I want to have generated $1 billion. I want to have $1 billion of net worth and have our companies be impacting the people that we have targeted to impact business owners and their teams and their spouses, to make a big enough impact to where our business is worth and I'm worth $1 billion, I believe that's a very like noble goal. And I have not enough time, but equally enough time. Should nothing wild happen to me to

be able to actually do it. And so spending time around people who think differently in all areas, it's not just thinking different in your professional life, but that thinking different applies in all of these different areas. So yes, contextually, of course, I know in business that picking the right people matter, but I would have never thought about that and how it translates. And it should translate into plain freaking pickleball and like a pickup game of pickleball. Okay,

on to number three. My third lesson in May keep investing in you. Meaning me. I'm just going to keep investing in me. I've just made this commitment that I'm going to keep throwing down money and repeat successful actions. On getting the next level advice, guidance, mentorship from new people to level up my game in certain areas that I know I have deficiencies. And so with keeping investing

in me, it's just like this double down. Like sometimes you got to recommit yourself like, I am going to do this, I'm going to keep investing in me, and I'm not going to stop investing in me. And it's been a while since I've, like, paid money to invest in myself for a mentor or coach. Uh, but I have a call with somebody on Monday to help on this, uh, branding stuff. I'm also having another call with somebody to figure out this piece of community building that I've just

been struggling with, and that's the right thing to do. Like, I you can know how to hack something in one area. And as I just mentioned in the previous one, just entirely neglected in a different area of your life, and I've not been continuing to invest in me and level up my skill set in that way. I've been reading books and podcasts, but like, I need somebody who's good at who's been successful, who's actually going to help me and show me the way. So number three, keep investing

in you. This ties in to number four, which is resist the urge to continue doing what's not working when you first when I first set a goal, I figure out these like massive actions that I need to take

in order to get closer to the goal. And at the time, they seem like massive actions because I'm I go from a dead stop to starting to do these things, whether that's working out, whether that's creating content, whether that's helping business owners, whether that's creating processes in our organization, like you go from a full stop to, like, I'm

going to make this massive change. And then somewhere along the lines of making what seems like a massive change, you might realize that you're not getting the results that you wanted. Like the original target, you're getting closer, but like almost elusively. So because you're still far away from where you want to go, and at that point you have to stop doing what you were doing and start

doing something else. That also seems like massive action, and you almost feel silly in the process because you're like, well, I just did like I just made this huge change and now that's not even working. So now I have to do more of it. And it's getting over the idea that in order to become great at something, you will need to do more than you think you will need to do. This is the premise of the ten x rule and what you think is ten x action.

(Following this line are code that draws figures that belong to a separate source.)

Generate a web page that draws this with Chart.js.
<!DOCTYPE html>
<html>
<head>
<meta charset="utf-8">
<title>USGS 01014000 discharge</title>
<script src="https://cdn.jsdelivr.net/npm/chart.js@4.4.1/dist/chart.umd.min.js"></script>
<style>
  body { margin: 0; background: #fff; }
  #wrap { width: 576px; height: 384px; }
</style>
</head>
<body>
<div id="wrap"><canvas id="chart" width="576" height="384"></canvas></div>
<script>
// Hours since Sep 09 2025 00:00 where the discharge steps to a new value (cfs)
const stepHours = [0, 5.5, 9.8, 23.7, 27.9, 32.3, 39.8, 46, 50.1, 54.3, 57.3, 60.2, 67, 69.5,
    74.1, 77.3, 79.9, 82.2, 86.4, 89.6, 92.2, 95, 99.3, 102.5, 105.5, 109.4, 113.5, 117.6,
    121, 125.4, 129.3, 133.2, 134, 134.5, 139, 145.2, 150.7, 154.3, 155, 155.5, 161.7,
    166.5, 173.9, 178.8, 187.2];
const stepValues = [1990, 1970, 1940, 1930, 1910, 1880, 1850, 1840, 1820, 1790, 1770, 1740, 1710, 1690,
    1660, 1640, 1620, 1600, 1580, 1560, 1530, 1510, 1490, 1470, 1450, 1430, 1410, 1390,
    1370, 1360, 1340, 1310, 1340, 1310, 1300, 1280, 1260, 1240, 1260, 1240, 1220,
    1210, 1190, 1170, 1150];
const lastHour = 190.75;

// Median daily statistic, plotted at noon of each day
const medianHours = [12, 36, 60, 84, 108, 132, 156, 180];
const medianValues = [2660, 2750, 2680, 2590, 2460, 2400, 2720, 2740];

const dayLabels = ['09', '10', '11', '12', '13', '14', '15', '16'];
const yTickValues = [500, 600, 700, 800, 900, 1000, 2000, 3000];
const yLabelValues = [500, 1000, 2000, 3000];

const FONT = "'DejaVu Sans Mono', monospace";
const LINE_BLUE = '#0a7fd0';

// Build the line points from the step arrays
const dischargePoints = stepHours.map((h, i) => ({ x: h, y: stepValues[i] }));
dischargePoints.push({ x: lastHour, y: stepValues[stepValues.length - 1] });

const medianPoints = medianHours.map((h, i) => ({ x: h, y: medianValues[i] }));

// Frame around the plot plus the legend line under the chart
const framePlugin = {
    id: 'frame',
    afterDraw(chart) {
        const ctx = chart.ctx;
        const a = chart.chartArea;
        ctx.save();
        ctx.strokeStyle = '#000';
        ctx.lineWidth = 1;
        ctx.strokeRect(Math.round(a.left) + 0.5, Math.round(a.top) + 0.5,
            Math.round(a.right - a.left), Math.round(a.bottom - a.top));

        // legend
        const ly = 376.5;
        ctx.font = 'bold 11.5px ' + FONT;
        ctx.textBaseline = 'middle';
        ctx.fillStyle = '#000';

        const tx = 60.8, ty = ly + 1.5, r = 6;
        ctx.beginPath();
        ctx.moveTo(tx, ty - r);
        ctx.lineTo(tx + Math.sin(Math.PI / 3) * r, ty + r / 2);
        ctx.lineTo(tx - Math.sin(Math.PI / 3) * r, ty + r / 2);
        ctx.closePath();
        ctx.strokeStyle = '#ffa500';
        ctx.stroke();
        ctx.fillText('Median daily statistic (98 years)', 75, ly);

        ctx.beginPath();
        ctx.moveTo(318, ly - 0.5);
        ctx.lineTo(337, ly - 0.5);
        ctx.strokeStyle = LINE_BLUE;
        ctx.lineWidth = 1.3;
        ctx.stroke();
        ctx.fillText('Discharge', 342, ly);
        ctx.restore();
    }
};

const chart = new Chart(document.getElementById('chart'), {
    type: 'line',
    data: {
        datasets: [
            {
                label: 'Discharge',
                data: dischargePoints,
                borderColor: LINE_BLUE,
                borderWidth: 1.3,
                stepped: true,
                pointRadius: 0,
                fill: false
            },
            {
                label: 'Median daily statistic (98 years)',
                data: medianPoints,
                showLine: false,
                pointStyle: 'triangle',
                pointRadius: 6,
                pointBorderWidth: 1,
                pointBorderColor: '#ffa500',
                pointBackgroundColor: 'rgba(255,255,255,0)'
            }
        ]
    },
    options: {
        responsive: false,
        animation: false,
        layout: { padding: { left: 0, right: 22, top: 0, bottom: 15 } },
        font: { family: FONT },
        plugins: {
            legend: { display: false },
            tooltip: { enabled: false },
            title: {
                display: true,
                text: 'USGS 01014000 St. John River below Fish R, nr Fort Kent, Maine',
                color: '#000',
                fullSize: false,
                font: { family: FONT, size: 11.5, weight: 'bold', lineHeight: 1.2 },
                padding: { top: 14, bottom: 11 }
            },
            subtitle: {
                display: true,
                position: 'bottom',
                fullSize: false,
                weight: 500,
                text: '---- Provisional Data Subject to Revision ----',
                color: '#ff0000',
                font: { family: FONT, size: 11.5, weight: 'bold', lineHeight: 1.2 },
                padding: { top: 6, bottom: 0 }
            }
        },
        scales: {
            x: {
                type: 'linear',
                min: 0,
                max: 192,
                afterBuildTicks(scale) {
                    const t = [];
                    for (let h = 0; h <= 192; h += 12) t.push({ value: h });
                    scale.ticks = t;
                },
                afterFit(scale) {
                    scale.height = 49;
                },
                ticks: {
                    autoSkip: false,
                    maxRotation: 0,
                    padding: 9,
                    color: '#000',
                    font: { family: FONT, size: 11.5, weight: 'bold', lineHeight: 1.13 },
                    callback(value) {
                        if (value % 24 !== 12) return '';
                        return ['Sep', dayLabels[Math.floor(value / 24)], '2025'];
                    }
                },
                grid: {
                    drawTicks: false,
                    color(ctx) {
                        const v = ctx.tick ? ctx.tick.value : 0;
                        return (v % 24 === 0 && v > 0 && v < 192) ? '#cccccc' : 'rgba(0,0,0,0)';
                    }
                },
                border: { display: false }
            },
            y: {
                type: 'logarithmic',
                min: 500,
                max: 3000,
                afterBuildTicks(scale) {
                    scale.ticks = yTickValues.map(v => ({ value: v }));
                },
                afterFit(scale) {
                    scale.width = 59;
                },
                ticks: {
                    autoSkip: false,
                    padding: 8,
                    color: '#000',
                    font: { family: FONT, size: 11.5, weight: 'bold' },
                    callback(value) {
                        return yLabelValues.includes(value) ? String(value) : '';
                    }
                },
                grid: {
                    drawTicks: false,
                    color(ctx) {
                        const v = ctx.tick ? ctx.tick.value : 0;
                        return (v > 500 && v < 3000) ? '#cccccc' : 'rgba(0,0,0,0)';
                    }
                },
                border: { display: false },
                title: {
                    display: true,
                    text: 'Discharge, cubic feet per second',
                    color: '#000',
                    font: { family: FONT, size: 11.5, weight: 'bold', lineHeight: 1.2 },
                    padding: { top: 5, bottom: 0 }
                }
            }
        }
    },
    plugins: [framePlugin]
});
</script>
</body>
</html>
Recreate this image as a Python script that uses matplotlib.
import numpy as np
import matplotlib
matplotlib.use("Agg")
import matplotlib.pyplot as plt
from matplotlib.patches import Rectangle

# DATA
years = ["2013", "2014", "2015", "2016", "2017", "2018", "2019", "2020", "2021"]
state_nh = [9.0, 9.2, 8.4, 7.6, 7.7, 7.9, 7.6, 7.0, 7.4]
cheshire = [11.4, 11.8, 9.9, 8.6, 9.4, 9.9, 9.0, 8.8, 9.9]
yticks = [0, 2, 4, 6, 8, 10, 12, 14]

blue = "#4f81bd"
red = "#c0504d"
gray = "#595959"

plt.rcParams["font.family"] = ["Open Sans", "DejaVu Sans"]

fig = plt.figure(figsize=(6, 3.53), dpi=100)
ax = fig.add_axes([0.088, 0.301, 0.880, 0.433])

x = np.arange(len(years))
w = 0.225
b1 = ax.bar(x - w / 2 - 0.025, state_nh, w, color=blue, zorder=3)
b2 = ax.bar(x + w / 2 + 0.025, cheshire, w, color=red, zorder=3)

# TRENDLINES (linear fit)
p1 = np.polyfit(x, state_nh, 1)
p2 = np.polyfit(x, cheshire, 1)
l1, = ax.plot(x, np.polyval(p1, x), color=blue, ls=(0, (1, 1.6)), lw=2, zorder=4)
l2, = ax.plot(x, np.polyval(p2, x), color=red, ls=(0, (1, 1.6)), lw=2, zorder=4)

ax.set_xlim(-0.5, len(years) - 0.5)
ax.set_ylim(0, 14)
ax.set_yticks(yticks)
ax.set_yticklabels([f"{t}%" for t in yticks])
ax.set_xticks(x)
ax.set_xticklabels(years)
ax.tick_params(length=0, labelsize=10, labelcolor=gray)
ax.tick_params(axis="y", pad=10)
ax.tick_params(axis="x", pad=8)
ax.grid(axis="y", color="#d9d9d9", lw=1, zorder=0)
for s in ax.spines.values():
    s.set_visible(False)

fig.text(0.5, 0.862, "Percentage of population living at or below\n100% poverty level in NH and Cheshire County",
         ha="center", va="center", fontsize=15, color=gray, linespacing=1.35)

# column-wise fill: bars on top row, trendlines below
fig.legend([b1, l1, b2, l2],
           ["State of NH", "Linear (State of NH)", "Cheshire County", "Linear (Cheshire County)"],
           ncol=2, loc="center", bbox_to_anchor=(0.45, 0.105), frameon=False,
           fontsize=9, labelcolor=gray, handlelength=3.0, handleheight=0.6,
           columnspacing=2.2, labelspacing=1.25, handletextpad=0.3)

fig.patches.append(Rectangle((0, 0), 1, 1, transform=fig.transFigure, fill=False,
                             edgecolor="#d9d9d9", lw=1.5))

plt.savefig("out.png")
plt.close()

When you put it contextually against what other people are taking to achieve the same result, you might find that you're taking less action than you should be. You are taking two x action, but it felt like ten x to you when you started. And so this lesson that I've learned resist the urge to continue to do what's not working. You're so bought in. I'm so bought in to what I'm doing that it's almost become like this checklist. It's like, okay, great. I did my workout and I

scheduled my content time and like, check, check. But I'm not getting the results in those areas that I know I would be getting if I was doing it more and doing it better. And so I have to give up this idea of, well, man, I finally just blocked out an hour of working out a day, and I finally just figured out the macro count that I need to be doing to where it's like, okay, I yes, I finally just figured these things out, but I also need to add this area of cardio in the workout example.

In the content example, I blocked out 30 minutes every day, and most days it actually ends up being five minutes because I'm running around doing other things, and then the weekends it's almost non-existent because I'm working on something else. And so really it ends up being 20 minutes a week instead of the originally intended. What would that be? Four hours a week, five hours a week, 4.5 hours

a week, 2.5 hours a week. And so it's this like, okay, now you have to take this more seriously and you have to do more action. And I need to entirely resist the urge to continue to do what's not working and make the change to dedicate the time. Block out my schedule, make it a priority to get the results that I want. And this process, you don't have to beat yourself up. You have to. You don't have to beat yourself up during. But you do have to be

really honest and look at stats and measure. Is what I'm doing actually working? Is it getting me closer to where I want to go? And the reality is, if it's not, you have to resist the urge to continue to do what's not working, even though just doing what you're doing right now, at one point seemed like a lot, doesn't really matter, because whatever needs to happen for you to hit your goal is what's required of you. That's what needs to be done. So then, are you really

willing to do what it takes to achieve your goal? Well, I like to think of myself as a person who is willing to do what it takes to achieve my goal. Therefore, I have to take this next leap and spend more time and more energy and more focus in these areas that I know I need to improve.